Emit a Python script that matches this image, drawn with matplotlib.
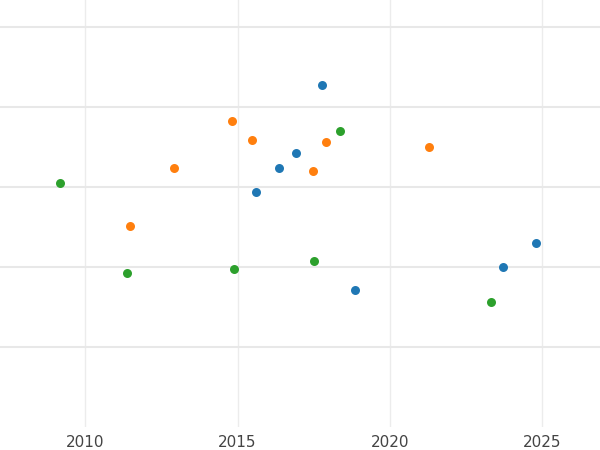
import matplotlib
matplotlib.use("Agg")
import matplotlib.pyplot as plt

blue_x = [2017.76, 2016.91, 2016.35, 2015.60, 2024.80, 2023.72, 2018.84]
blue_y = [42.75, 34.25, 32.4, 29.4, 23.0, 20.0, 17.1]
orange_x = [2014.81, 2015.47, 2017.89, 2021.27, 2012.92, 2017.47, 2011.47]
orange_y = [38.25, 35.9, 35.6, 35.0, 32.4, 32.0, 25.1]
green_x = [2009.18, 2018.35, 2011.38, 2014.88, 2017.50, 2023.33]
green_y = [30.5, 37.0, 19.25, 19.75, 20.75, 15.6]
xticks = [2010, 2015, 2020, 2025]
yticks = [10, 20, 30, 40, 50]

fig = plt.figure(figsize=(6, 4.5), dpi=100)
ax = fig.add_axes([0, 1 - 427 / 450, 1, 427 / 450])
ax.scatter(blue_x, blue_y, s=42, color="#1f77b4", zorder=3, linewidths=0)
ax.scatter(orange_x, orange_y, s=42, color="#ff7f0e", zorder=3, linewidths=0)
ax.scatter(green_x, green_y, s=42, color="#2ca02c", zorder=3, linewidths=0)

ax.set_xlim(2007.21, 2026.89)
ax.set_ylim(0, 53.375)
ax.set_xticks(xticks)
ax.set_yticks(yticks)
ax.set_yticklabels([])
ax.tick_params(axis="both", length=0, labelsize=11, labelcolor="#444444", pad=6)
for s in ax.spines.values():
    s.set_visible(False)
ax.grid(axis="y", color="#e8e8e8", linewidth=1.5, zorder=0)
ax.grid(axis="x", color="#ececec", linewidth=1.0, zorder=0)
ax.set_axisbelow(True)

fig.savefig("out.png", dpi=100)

_EXERCISE OBJECTIVE_
Every line from the start of the listing above through the line with "yticks = [10, 20, 30, 40, 50]" should be repeated exactly; skip the pictures and add nothing else.

_WRITTEN RESPONSE_
Emit a Python script that matches this image, drawn with matplotlib.
import matplotlib
matplotlib.use("Agg")
import matplotlib.pyplot as plt

blue_x = [2017.76, 2016.91, 2016.35, 2015.60, 2024.80, 2023.72, 2018.84]
blue_y = [42.75, 34.25, 32.4, 29.4, 23.0, 20.0, 17.1]
orange_x = [2014.81, 2015.47, 2017.89, 2021.27, 2012.92, 2017.47, 2011.47]
orange_y = [38.25, 35.9, 35.6, 35.0, 32.4, 32.0, 25.1]
green_x = [2009.18, 2018.35, 2011.38, 2014.88, 2017.50, 2023.33]
green_y = [30.5, 37.0, 19.25, 19.75, 20.75, 15.6]
xticks = [2010, 2015, 2020, 2025]
yticks = [10, 20, 30, 40, 50]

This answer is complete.